14 things you can do to immediately improve first impressions
Ted Traylor 01.01.70
Ed Gray was one of the most gifted and positive men I have ever known. He was the leader of the Waterfront Rescue Mission in Pensacola, Florida. He often said: “When you walk into a room, you can move the temperature two degrees up or down. It all has to do with your energy.”
When guests walk onto your church property, it is important to have people who give a warm hello. At Olive Baptist Church, this is called our First Impressions Team.
1. Put the right people in place. Choosing people who are passionate and engaging is the first hurdle. Attitude and service make a difference when it comes to raising the temp.
2. We ask our greeters to personally walk people to the destination. With this in mind, plan for two people at the door. This way, when one goes on mission, there is one left.
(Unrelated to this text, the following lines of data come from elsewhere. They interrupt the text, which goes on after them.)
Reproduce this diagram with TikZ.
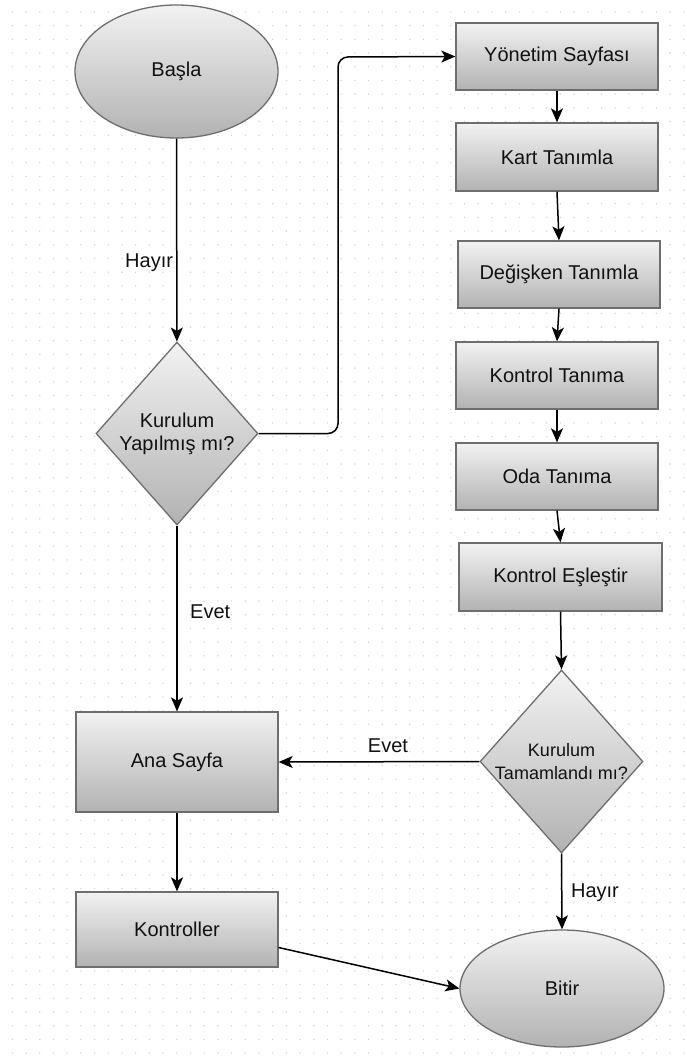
\documentclass[tikz,border=0pt]{standalone}
\usepackage{fontspec}
\setmainfont{Liberation Sans}
\usetikzlibrary{shapes.geometric,arrows.meta,calc}
\definecolor{boxtop}{HTML}{F2F2F2}
\definecolor{boxbot}{HTML}{B2B2B2}
\definecolor{boxline}{HTML}{6E6E6E}
\definecolor{griddot}{HTML}{D2D2D2}
\definecolor{txt}{HTML}{111111}
\tikzset{
  base/.style={draw=boxline, line width=1.3pt, top color=boxtop, bottom color=boxbot,
    inner sep=0pt, text=txt, font=\fontsize{20}{23}\selectfont, align=center},
  procbox/.style={base, rectangle, minimum width=202pt, minimum height=67pt},
  terminal/.style={base, ellipse},
  decision/.style={base, diamond},
  conn/.style={line width=1.5pt, draw=black, -{Stealth[length=14pt,width=12pt,inset=3.5pt]}},
  lbl/.style={font=\fontsize{20}{23}\selectfont, text=txt, inner sep=0pt}
}
\begin{document}
\begin{tikzpicture}[x=1pt,y=-1pt]
\useasboundingbox (0,0) rectangle (687,1058);
\fill[white] (0,0) rectangle (687,1058);
\foreach \i in {0,...,50}{
  \foreach \j in {0,...,77}{
    \fill[griddot] (12.4+\i*13.7, 11.9+\j*13.7) circle (0.8);
  }
}
% nodes
\node[terminal, minimum width=203pt, minimum height=133pt] (start) at (176.5,71.5) {Başla};
\node[decision, minimum width=162pt, minimum height=183pt] (d1) at (177,433.5) {Kurulum\\Yapılmış mı?};
\node[procbox] (yon) at (557,56.5) {Yönetim Sayfası};
\node[procbox, minimum height=68pt] (kart) at (557,157) {Kart Tanımla};
\node[procbox] (deg) at (559,274.5) {Değişken Tanımla};
\node[procbox] (kon) at (557,375.5) {Kontrol Tanıma};
\node[procbox] (oda) at (557,476.5) {Oda Tanıma};
\node[procbox, minimum width=203pt, minimum height=68pt] (esl) at (560.5,577) {Kontrol Eşleştir};
\node[decision, minimum width=163pt, minimum height=183pt,
  label={[lbl, font=\fontsize{18}{23}\selectfont, align=center]center:Kurulum\\Tamamlandı mı?}] (d2) at (561.5,761.5) {};
\node[procbox, minimum height=100pt] (ana) at (177,762) {Ana Sayfa};
\node[procbox, minimum height=75pt] (ktr) at (177,929.5) {Kontroller};
\node[terminal, minimum width=204pt, minimum height=117pt] (bitir) at (562,988.5) {Bitir};
% connectors
\draw[conn] (start) -- node[lbl, anchor=east, pos=0.61, xshift=-3pt] (l1) {Hayır} (d1);
\draw[conn, rounded corners=10pt] (d1.east) -- (338,433.5) -- (338,57) -- (yon.west);
\draw[conn] (yon) -- (kart);
\draw[conn] (kart.south) -- (deg.north);
\draw[conn] (deg.south) -- (kon.north);
\draw[conn] (kon) -- (oda);
\draw[conn] (oda.south) -- (esl.north);
\draw[conn] (esl.south) -- (d2.north);
\draw[conn] (d1.south) -- (ana.north);
\node[lbl, anchor=west] (l2) at (190,612) {Evet};
\draw[conn] (d2.west) -- (ana.east);
\node[lbl] (l3) at (388,746) {Evet};
\draw[conn] (ana) -- (ktr);
\draw[conn] (d2.south) -- (bitir.north);
\node[lbl] (l4) at (595,893) {Hayır};
\draw[conn] ([yshift=-18pt]ktr.east) -- (bitir.west);
\end{tikzpicture}
\end{document}
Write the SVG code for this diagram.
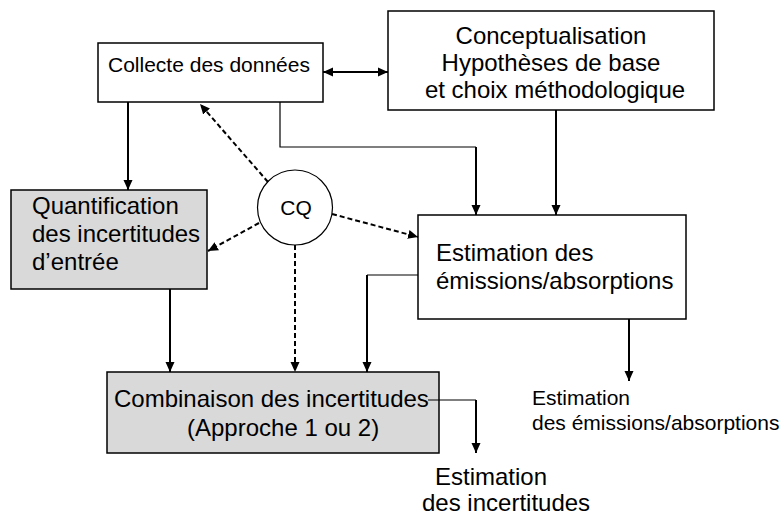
<svg xmlns="http://www.w3.org/2000/svg" width="784" height="515" viewBox="0 0 784 515">
<style>
  .box { fill: #ffffff; stroke: #000; stroke-width: 1.5; }
  .gray { fill: #d9d9d9; stroke: #000; stroke-width: 1.5; }
  .t { font-family: "Liberation Sans", Arial, sans-serif; fill: #000; }
  .t24 { font-size: 24px; }
  .t21 { font-size: 21px; }
  .c { fill: none; stroke: #000; stroke-width: 2; }
  .thin { fill: none; stroke: #000; stroke-width: 1.2; }
  .d { fill: none; stroke: #000; stroke-width: 2; stroke-dasharray: 5 3; }
</style>
<defs>
  <marker id="ah" markerUnits="userSpaceOnUse" markerWidth="10" markerHeight="10" refX="10" refY="5" orient="auto-start-reverse">
    <path d="M0,0.5 L10,5 L0,9.5 z" fill="#000"/>
  </marker>
</defs>
<rect width="784" height="515" fill="#fff"/>

<g id="collecte">
  <rect class="box" x="98" y="43" width="225" height="59"/>
  <text class="t t21" x="108" y="72">Collecte des données</text>
</g>
<g id="conceptualisation">
  <rect class="box" x="388" y="11" width="326" height="99"/>
  <text class="t t24" x="551" y="44" text-anchor="middle">Conceptualisation</text>
  <text class="t t24" x="551" y="71" text-anchor="middle">Hypothèses de base</text>
  <text class="t t24" x="555" y="98" text-anchor="middle">et choix méthodologique</text>
</g>
<g id="quantification">
  <rect class="gray" x="11" y="190" width="196" height="99"/>
  <text class="t t24" x="32" y="214">Quantification</text>
  <text class="t t24" x="32" y="242">des incertitudes</text>
  <text class="t t24" x="32" y="270">d’entrée</text>
</g>
<g id="cq">
  <circle cx="295" cy="207.5" r="37.5" fill="#fff" stroke="#000" stroke-width="1.2"/>
  <text class="t t21" x="296" y="215" text-anchor="middle">CQ</text>
</g>
<g id="estimation">
  <rect class="box" x="418" y="215" width="268" height="104"/>
  <text class="t t24" x="436" y="261">Estimation des</text>
  <text class="t t24" x="436" y="289">émissions/absorptions</text>
</g>
<g id="combinaison">
  <rect class="gray" x="107" y="372" width="332" height="81"/>
  <text class="t t24" x="114" y="407">Combinaison des incertitudes</text>
  <text class="t t24" x="187" y="436">(Approche 1 ou 2)</text>
</g>
<g id="sortie-emissions">
  <text class="t t21" x="532" y="405">Estimation</text>
  <text class="t t21" x="532" y="430">des émissions/absorptions</text>
</g>
<g id="sortie-incertitudes">
  <text class="t t24" x="435" y="485">Estimation</text>
  <text class="t t24" x="422" y="511">des incertitudes</text>
</g>

<g id="connectors">
  <line class="c" x1="323" y1="72" x2="388" y2="72" marker-start="url(#ah)" marker-end="url(#ah)"/>
  <path class="c" d="M128,102 V190" marker-end="url(#ah)"/>
  <path class="thin" d="M280,102 V147 H476"/>
  <path class="c" d="M476,147 V215" marker-end="url(#ah)"/>
  <path class="c" d="M556,110 V215" marker-end="url(#ah)"/>
  <path class="c" d="M170,289 V372" marker-end="url(#ah)"/>
  <path class="thin" d="M418,275 H367"/>
  <path class="c" d="M367,275 V372" marker-end="url(#ah)"/>
  <path class="c" d="M629,319 V381" marker-end="url(#ah)"/>
  <path class="thin" d="M428,400 H476"/>
  <path class="c" d="M476,400 V453" marker-end="url(#ah)"/>
  <path class="d" d="M268,182 L200,104" marker-end="url(#ah)"/>
  <path class="d" d="M259,223 L208,251" marker-end="url(#ah)"/>
  <path class="d" d="M332,214 L418,237" marker-end="url(#ah)"/>
  <path class="d" d="M295,245 V372" marker-end="url(#ah)"/>
</g>
</svg>
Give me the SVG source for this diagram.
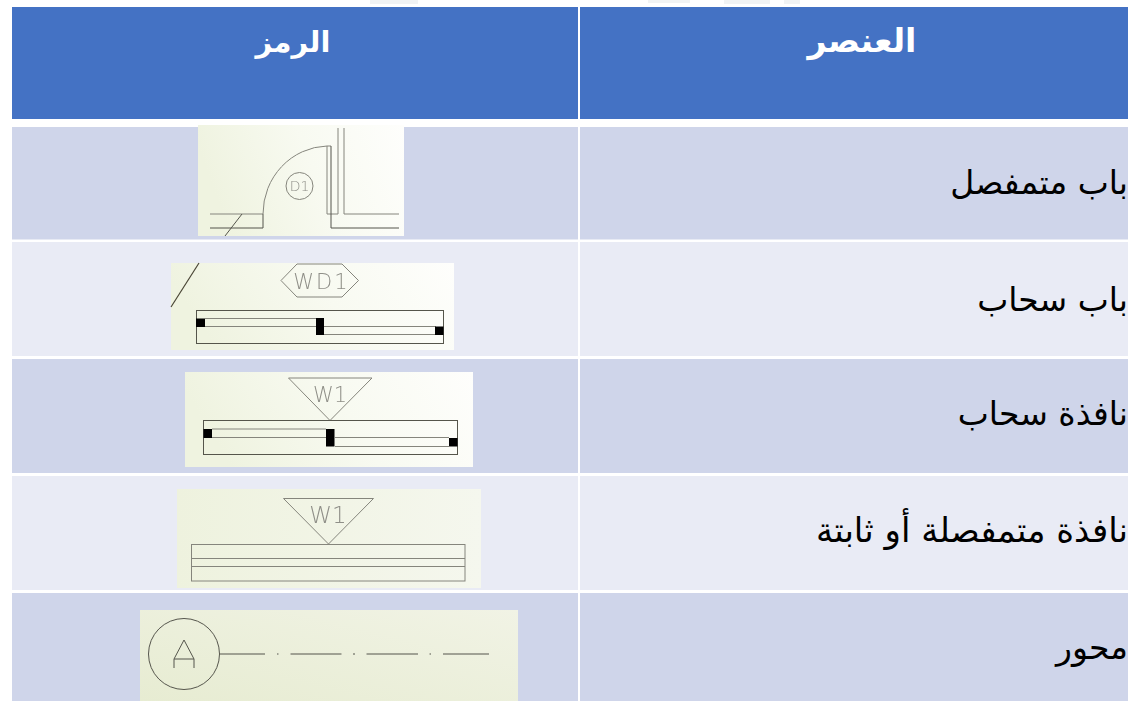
<svg xmlns="http://www.w3.org/2000/svg" width="1128" height="701" viewBox="0 0 1128 701">
<style>
.ar{font-family:"DejaVu Sans","Noto Sans",sans-serif;direction:rtl}
.h{font-size:33px;font-weight:700;fill:#fff;text-anchor:middle}
.c{font-size:34px;fill:#000;text-anchor:start}
.l{fill:none;stroke:#85857c;stroke-width:1}
.d{fill:none;stroke:#55554c;stroke-width:1}
.t{font-family:"DejaVu Sans",sans-serif;font-weight:200;fill:#8f8f88;text-anchor:middle}
.ink{filter:url(#b)}
</style>
<defs>
<filter id="b" x="-5%" y="-5%" width="110%" height="110%"><feGaussianBlur stdDeviation="0.35"/></filter>
<linearGradient id="g" x1="0" x2="1" y1="0.2" y2="0"><stop offset="0" stop-color="#eff3e0"/><stop offset="0.5" stop-color="#f8faf1"/><stop offset="1" stop-color="#fefefc"/></linearGradient>
<linearGradient id="g3" x1="0" x2="1" y1="0" y2="0"><stop offset="0" stop-color="#eef2de"/><stop offset="1" stop-color="#f5f7ee"/></linearGradient>
<linearGradient id="g2" x1="0" x2="1" y1="1" y2="0"><stop offset="0" stop-color="#e7ecd2"/><stop offset="1" stop-color="#f1f3e5"/></linearGradient>
</defs>
<rect width="1128" height="701" fill="#fff"/>
<g id="top-marks" fill="#f1f3f4">
<rect x="370" y="0" width="48" height="4"/>
<rect x="648" y="0" width="42" height="3"/>
<rect x="724" y="0" width="46" height="4"/>
<rect x="784" y="0" width="16" height="4"/>
</g>
<g id="table">
<rect x="12" y="7" width="566" height="112" fill="#4472c4"/>
<rect x="580" y="7" width="548" height="112" fill="#4472c4"/>
<rect x="12" y="127" width="566" height="112.500" fill="#cfd5ea"/>
<rect x="580" y="127" width="548" height="112.500" fill="#cfd5ea"/>
<rect x="12" y="242" width="566" height="114" fill="#e9ebf5"/>
<rect x="580" y="242" width="548" height="114" fill="#e9ebf5"/>
<rect x="12" y="359" width="566" height="114" fill="#cfd5ea"/>
<rect x="580" y="359" width="548" height="114" fill="#cfd5ea"/>
<rect x="12" y="476" width="566" height="114" fill="#e9ebf5"/>
<rect x="580" y="476" width="548" height="114" fill="#e9ebf5"/>
<rect x="12" y="593" width="566" height="108" fill="#cfd5ea"/>
<rect x="580" y="593" width="548" height="108" fill="#cfd5ea"/>
</g>
<g id="labels">
<text class="ar h" x="862" y="52">العنصر</text>
<text class="ar h" x="293" y="52" style="font-size:29px">الرمز</text>
<text class="ar c" x="1128" y="194" style="font-size:33px">باب متمفصل</text>
<text class="ar c" x="1128" y="311" style="font-size:33px">باب سحاب</text>
<text class="ar c" x="1128" y="425" style="font-size:33px">نافذة سحاب</text>
<text class="ar c" x="1128" y="542">نافذة متمفصلة أو ثابتة</text>
<text class="ar c" x="1128" y="659" style="font-size:33px">محور</text>
</g>
<g id="sym-door">
<rect x="198" y="125" width="206" height="111" fill="url(#g)"/>
<g class="ink">
<path class="l" d="M338 128V214M344 128V214H399M210 214H263M327 214H338M327 146V214"/>
<path class="l" d="M263 214A66 68 0 0 1 327 146H331"/>
<path class="d" d="M210 228H263V214M331 146V228H399"/>
<path class="d" d="M242 214L225 236"/>
<circle class="l" cx="299.500" cy="186" r="13.500"/>
<text class="t" x="299.500" y="191" font-size="14">D1</text>
</g>
</g>
<g id="sym-sliding-door">
<rect x="171" y="263" width="283" height="87" fill="url(#g)"/>
<g class="ink">
<path d="M171 307L199 263" fill="none" stroke="#4a4636" stroke-width="1.200"/>
<path class="l" d="M297 264H342L358.500 280.500L342 297H297L281 280.500Z"/>
<text class="t" x="321.500" y="289" font-size="21" letter-spacing="2">WD1</text>
<rect class="d" x="196.500" y="310.500" width="247" height="33"/>
<path class="l" d="M205 318.500H316M205 326.500H316M324 326.500H436M324 334.500H436" stroke-width="1.200"/>
<rect x="196" y="318.500" width="9" height="8.500"/><rect x="316" y="318" width="8" height="17"/><rect x="435" y="326.500" width="8.500" height="8.500"/>
</g>
</g>
<g id="sym-sliding-window">
<rect x="185" y="372" width="288" height="95" fill="url(#g)"/>
<g class="ink">
<path class="l" d="M288.500 378H372L330 420.500Z"/>
<text class="t" x="330" y="402" font-size="21">W1</text>
<rect class="d" x="203.500" y="420.500" width="254" height="34"/>
<path class="l" d="M212 429H326M212 437.500H326M335 437.500H449M335 446.500H449" stroke-width="1.200"/>
<rect x="203.500" y="429" width="8.500" height="9"/><rect x="326" y="429" width="8.500" height="17.500"/><rect x="449" y="438" width="8.500" height="8.500"/>
</g>
</g>
<g id="sym-fixed-window">
<rect x="177" y="489" width="304" height="99" fill="url(#g3)"/>
<g class="ink">
<path class="l" d="M283.500 498.500H373.500L328.500 544Z"/>
<text class="t" x="328" y="523" font-size="23">W1</text>
<rect class="l" x="191.500" y="544.500" width="273.500" height="36.500"/>
<path class="l" d="M192 558.500H465M192 566.500H465"/>
</g>
</g>
<g id="sym-axis">
<rect x="140" y="610" width="378" height="91" fill="url(#g2)"/>
<g class="ink">
<circle class="d" cx="184" cy="654" r="35.500" stroke-width="1.400"/>
<path class="d" d="M174 668V659L184 640L194 659V668M174 659H194" stroke-width="1.400"/>
<path class="d" d="M220 654H265M277 654H278.500M290.500 654H341.500M353 654H355M366.500 654H418M429.500 654H431M443 654H489" stroke-width="1.400"/>
</g>
</g>
</svg>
Our desire is to hand the guest off to another individual.
3. We ask greeters to be in place 15 minutes before the service and remain at least 15 minutes after the service begins.
4. We seek to place people with the right personality and temperament at appropriate entrances. You must have people who love kids greeting at the children’s building entrance. There are a few long hallways in our building. Our plan is to place a few people at strategic spots in those hallways.
5. We train our greeters to have eyes for guests after worship. That is a good time to thank people for coming and invite them to return. Those who serve as ushers are trained to watch for new people in their sections as people tend to sit in the same place. A simple handshake and welcome can raise the temperature.
1. These volunteers must be trained with knowledge. They must be problem solvers who are flexible and creative.
2. “No butts allowed” comes right out of the restaurant industry. Never allow people to hang out at the welcome desk and lean on it with their backside as the thing people see as they walk up.
3. We have a small gift for second-time guests. A letter from the pastor to first-timers includes a card, that if returned can be exchanged for the gift. We use a written booklet by the pastor, musical CD, or something else that might be seasonal. Welcome desk volunteers need to have a supply of the things to be given.
1. Someone will extend a welcome to guests in the service. This often is the pastor or another staff member. We ask them to register with us, using their phone or with the card in the pew in front of them.
2. A smile from the one giving the greeting raises the temp. Let them know their presence is a joy to all of us at church.
3. We refrain from having guests be seated as members stand. Polls show that this makes most people very uncomfortable.
4. We do not shake hands at greeting time. We train our people to do that at the conclusion of worship to all those around them. The atmosphere in the service can be one of friendliness that makes the greeting very natural. You must train your people in this. Talk about it from time to time.
5. Not every pastor can, but I station myself at a different entrance before our early service and greet people. I keep someone with me to help with issues that may arise. Most of those are people needing help with something, and I can hand those off to another person to offer further ministry.
6. I bend down on a knee a lot to talk with kids. If the little ones like me, I have an advocate in that home asking to come back to our church. It works!